Peringatan serangan yang sering disampaikan membuatnya tidak berangkat sekolah. Anak-anak lebih memilih belajar di kuil terdekat.
Dilansir dari BBC, Reiko sempat mengikuti kegiatan belajar di kuil terdekat dari rumahnya, selama sekitar 40 menit. Ia pulang setelah kegiatan dibubarkan.
Dia menuturkan sudah berhasil tiba di pintu masuk rumah, bahkan sudah melangkah masuk.
"Kemudian itu terjadi secara tiba-tiba. Cahaya yang menyala-nyala melintas di mataku. Warnanya kuning, khaki dan oranye, semuanya bercampur menjadi satu."
"Saya bahkan tidak punya waktu untuk bertanya-tanya apa itu... Dalam waktu singkat, semuanya menjadi benar-benar putih."
Dia menuturkan, saat itu merasa seperti ditinggalkan sendirian. Apalagi, kejadian berikutnya adalah terdengar suara gemuruh yang keras.
Tak berapa lama, Reiko pun pingsan.
Luluh lantak
Guru di tempatnya belajar telah mengajari cara menyikapi serangan seperti itu, yakni dengan segera pergi ke tempat perlindungan dari serangan udara.
Setelah sadar, ia pun langsung masuk rumah dan pergi ke tempat perlindungan bersama ibunya.
"Saya tidak memiliki satu goresan pun. Saya telah diselamatkan oleh Gunung Konpira. Tetapi berbeda dengan orang-orang di sisi lain gunung, mereka menderita kondisi yang mengerikan," ujar Reiko.
Gadis sembilan tahun itu harus menyaksikan bangunan-bangunan luluh lantak, orang-orang telanjang dengan kulit terkelupas berlari mendekat ke tempat perlindungan itu.
Mereka mengalami luka bakar yang fatal. Ibu Reiko dan perempuan-perempuan lain menyambut mereka dan membawa mereka ke auditorium sebuah kampus swasta.
Mereka juga mengambil handuk dan seprei untuk melakukan pertolongan yang bisa dilakukan. Reiko sendiri kebagian tugas mengambil air untuk minum para korban.
"Mereka meminta air. Saya diminta untuk memberi mereka air, jadi saya menemukan mangkuk yang pecah dan pergi ke sungai terdekat dan mengambil air untuk membiarkan mereka minum," kata dia.
Namun mereka tetap tak tertolong dan meninggal setelah minum air yang dibawakannya. Satu demi satu meninggal pada musim panas pada 1945 itu, hingga memunculkan belatung serta bau yang menyengat.
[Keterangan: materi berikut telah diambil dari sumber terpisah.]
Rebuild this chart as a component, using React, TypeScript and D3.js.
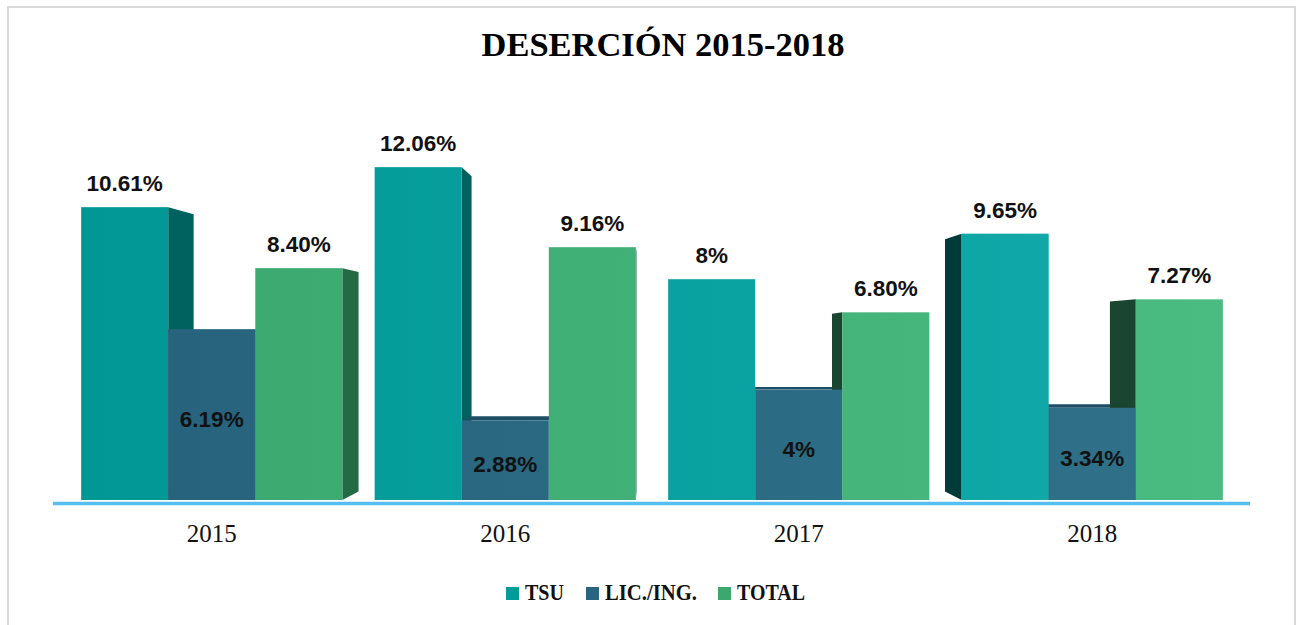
import React from "react";
import * as d3 from "d3";

const years = ["2015", "2016", "2017", "2018"];
const seriesNames = ["TSU", "LIC./ING.", "TOTAL"];
const tsu = [10.61, 12.06, 8, 9.65];
const lic = [6.19, 2.88, 4, 3.34];
const total = [8.4, 9.16, 6.8, 7.27];
const tsuLabels = ["10.61%", "12.06%", "8%", "9.65%"];
const licLabels = ["6.19%", "2.88%", "4%", "3.34%"];
const totalLabels = ["8.40%", "9.16%", "6.80%", "7.27%"];

const W = 1296;
const H = 625;
const baseY = 500;
const VP = { x: 648, y: 340 };
const K = 0.053;

const frontStops = [
  ["#009794", "#13abab"],
  ["#27627c", "#30718a"],
  ["#39a76e", "#4abb81"],
];
const rightSide = ["#00625f", "#1f4d63", "#236b45"];
const leftSide = ["#003b3a", "#163848", "#1a4530"];
const topFace = ["#00615e", "#1e4e66", "#236b45"];
const legendColors = ["#009c99", "#2a6580", "#3ba86e"];

export default function App() {
  const x0 = d3.scaleBand<string>().domain(years).range([65, 1239]).paddingInner(0.11).paddingOuter(0.055);
  const x1 = d3.scaleBand<string>().domain(seriesNames).range([0, x0.bandwidth()]);
  const y = d3.scaleLinear().domain([0, 14]).range([baseY, baseY - 14 * 27.6]);

  const data = [tsu, lic, total];
  const labels = [tsuLabels, licLabels, totalLabels];

  type Bar = { s: number; i: number; xa: number; xb: number; top: number };
  const bars: Bar[] = [];
  years.forEach((yr, i) => {
    seriesNames.forEach((sn, s) => {
      const xa = (x0(yr) as number) + (x1(sn) as number);
      const xb = xa + x1.bandwidth();
      bars.push({ s, i, xa, xb, top: y(data[s][i]) });
    });
  });

  const proj = (px: number, py: number) => [px + K * (VP.x - px), py + K * (VP.y - py)];
  const pts = (arr: number[][]) => arr.map((p) => p.join(",")).join(" ");

  const backFaces: React.ReactNode[] = [];
  bars.forEach((b, idx) => {
    if (b.xb < VP.x) {
      const a = proj(b.xb, b.top);
      const c = proj(b.xb, baseY);
      backFaces.push(
        <polygon key={"r" + idx} points={pts([[b.xb, b.top], a, c, [b.xb, baseY]])} fill={rightSide[b.s]} />
      );
    } else if (b.xa > VP.x + 30) {
      const a = proj(b.xa, b.top);
      const c = proj(b.xa, baseY);
      backFaces.push(
        <polygon key={"l" + idx} points={pts([[b.xa, b.top], a, c, [b.xa, baseY]])} fill={leftSide[b.s]} />
      );
    }
    if (b.top > VP.y) {
      const a = proj(b.xa, b.top);
      const c = proj(b.xb, b.top);
      backFaces.push(
        <polygon key={"t" + idx} points={pts([[b.xa, b.top], a, c, [b.xb, b.top]])} fill={topFace[b.s]} />
      );
    }
  });

  const legendItems = [
    { sq: 506, tx: 525, w: 39 },
    { sq: 586, tx: 605, w: 92 },
    { sq: 718, tx: 737, w: 68 },
  ];

  return (
    <svg width={W} height={H} style={{ position: "absolute", left: 0, top: 0 }}>
      <defs>
        {frontStops.map((st, s) => (
          <linearGradient key={s} id={"g" + s} gradientUnits="userSpaceOnUse" x1={81} y1={0} x2={1222} y2={0}>
            <stop offset="0" stopColor={st[0]} />
            <stop offset="1" stopColor={st[1]} />
          </linearGradient>
        ))}
      </defs>
      <rect x={0} y={0} width={W} height={H} fill="#ffffff" />
      <rect x={8} y={7} width={1287} height={630} fill="#ffffff" stroke="#d9d9d9" strokeWidth={2} />
      <text
        x={663}
        y={56}
        textAnchor="middle"
        fontFamily="'Liberation Serif', serif"
        fontWeight="bold"
        fontSize={34}
        fill="#000"
        textLength={363}
        lengthAdjust="spacingAndGlyphs"
      >
        DESERCIÓN 2015-2018
      </text>
      {backFaces}
      {bars.map((b, idx) => (
        <rect key={"f" + idx} x={b.xa} y={b.top} width={b.xb - b.xa} height={baseY - b.top} fill={`url(#g${b.s})`} />
      ))}
      <line x1={53} x2={1250} y1={503.5} y2={503.5} stroke="#55bdf0" strokeWidth={3.5} />
      {years.map((yr) => (
        <text
          key={yr}
          x={(x0(yr) as number) + x0.bandwidth() / 2}
          y={542}
          textAnchor="middle"
          fontFamily="'Liberation Serif', serif"
          fontSize={25}
          fill="#111"
        >
          {yr}
        </text>
      ))}
      {bars.map((b, idx) => {
        const cx = (b.xa + b.xb) / 2;
        const ty = b.s === 1 ? (b.top + baseY) / 2 + 12 : b.top - 16;
        return (
          <text
            key={"lb" + idx}
            x={cx}
            y={ty}
            textAnchor="middle"
            fontFamily="'Liberation Sans', Arial, sans-serif"
            fontWeight="bold"
            fontSize={22.5}
            fill="#111"
          >
            {labels[b.s][b.i]}
          </text>
        );
      })}
      {seriesNames.map((sn, s) => (
        <g key={sn}>
          <rect x={legendItems[s].sq} y={587} width={13} height={13} fill={legendColors[s]} />
          <text
            x={legendItems[s].tx}
            y={600}
            fontFamily="'Liberation Serif', serif"
            fontWeight="bold"
            fontSize={23}
            fill="#111"
            textLength={legendItems[s].w}
            lengthAdjust="spacingAndGlyphs"
          >
            {sn}
          </text>
        </g>
      ))}
    </svg>
  );
}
Orang-orang membakar jenazah korban meninggal dengan kayu bekas reruntuhan di kolam renang kampus tersebut.
"Mustahil untuk mengetahui siapa orang-orang itu. Mereka tidak mati seperti manusia," ucap Reiko.
Meninggalnya puluhan ribu orang
Dilansir dari History.com, Nagasaki saat itu adalah pusat pembuatan kapal dan kota industri di Jepang. Kota itu menjadi sasaran penjatuhan bom atom dengan kekuatan setara 22.000 ton TNT.
Meskipun bukit-bukit yang mengelilinginya berkontribusi meminimalisasi kerusakan, tetap saja serangan itu mengakibatkan tewasnya sekitar 60.000 hingga 80.000 orang.
Jumlah pasti korban tidak mungkin lagi ditelusuri karena banyak jenazah lenyap tak bersisa, termasuk segala bentuk catatan kependudukan atau pekerja di sana.
Bagi Reiko, tragedi itu menjadi lekatan ingatan yang membuatnya berharap tidak ada lagi korban akibat senjata nuklir.
“Saya berharap generasi mendatang tidak akan pernah mengalami pengalaman serupa. Kita tidak boleh membiarkan (senjata nuklir) ini digunakan," kata Reiko lagi.
"Orang-oranglah yang menciptakan perdamaian. Bahkan jika kita tinggal di negara yang berbeda dan berbicara dalam bahasa yang berbeda, keinginan kita untuk perdamaian adalah sama."